The Power Method is an iterative technique used to determine the dominant eigenvalue of a matrix (the eigenvalue with the largest magnitude).

Suppose \(A \in M_n(\mathbb{R})\) with eigenvalues satisfying \(|\lambda_1| \gt |\lambda_2| \ge \dots \ge |\lambda_n|\) and their corresponding linearly independent eigenvectors \(\mathbf{v}_\mathbf{1}, \dots, \mathbf{v}_\mathbf{n}\).

Original Method

Step.1 Start from any \(\mathbf{x}^{(0)} \ne \mathbf{0}\) and \((\mathbf{x}^{(0)}, \mathbf{v}_\mathbf{1}) \ne 0\), and suppose \(\mathbf{x}^{(0)} = \sum\limits_{j = 1}^n\beta_j\mathbf{v}_\mathbf{j}\), \(\beta_1 \ne 0.\)

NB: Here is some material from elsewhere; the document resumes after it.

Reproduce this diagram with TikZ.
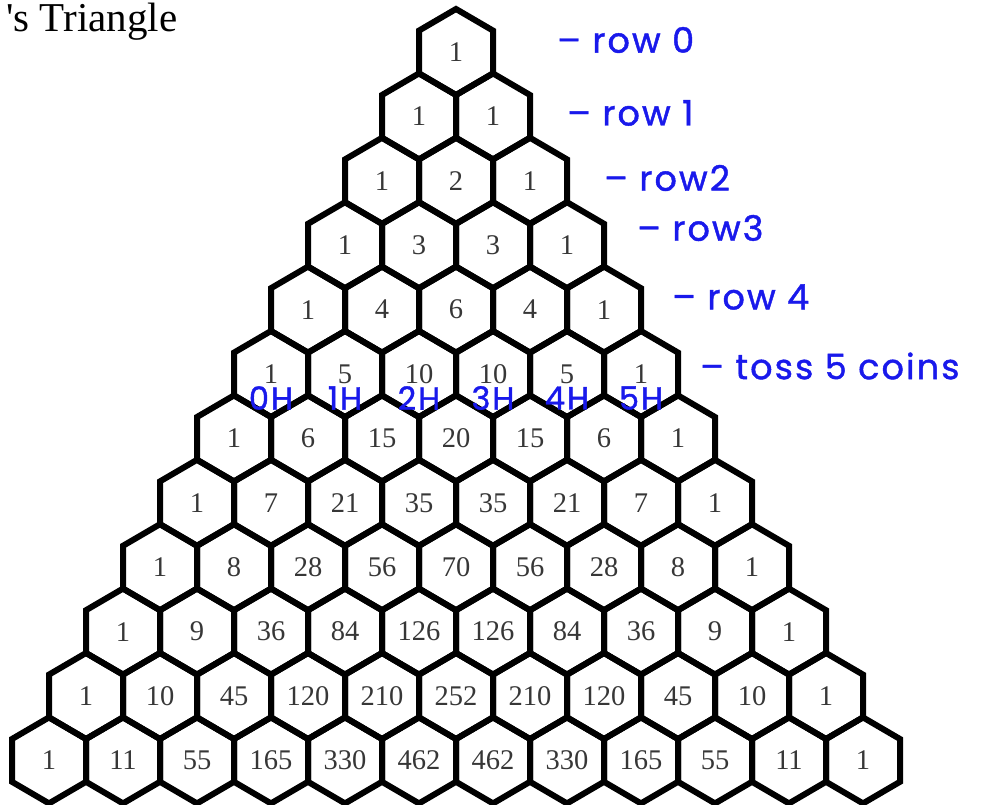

Step.2 \(\mathbf{x}^{(k)} = A \mathbf{x}^{(k - 1)} = \sum\limits_{j = 1}^n\beta_j\lambda_j^k\mathbf{v}_\mathbf{j} = \lambda_1^k \sum\limits_{j = 1}^n\beta_j\left(\frac{\lambda_j}{\lambda_1}\right)^k\mathbf{v}_\mathbf{j}\ \overset{k \rightarrow \infty}{=\!=\!=\!=}\ \lambda_1^k\beta_1\mathbf{v}_\mathbf{1}\).

Step.3 \(A\mathbf{x}^{(k)} \approx \lambda_1^k\beta_1A\mathbf{v}_\mathbf{1} \approx \lambda_1\mathbf{x}^{(k)}\), thus

\[ \lambda_1 = \frac{\mathbf{x}^{(k + 1)}_i}{\mathbf{x}^{(k)}_i}, \mathbf{v}_\mathbf{1} = \frac{\mathbf{x}^{(k)}}{\lambda_1^k\beta_1}. \]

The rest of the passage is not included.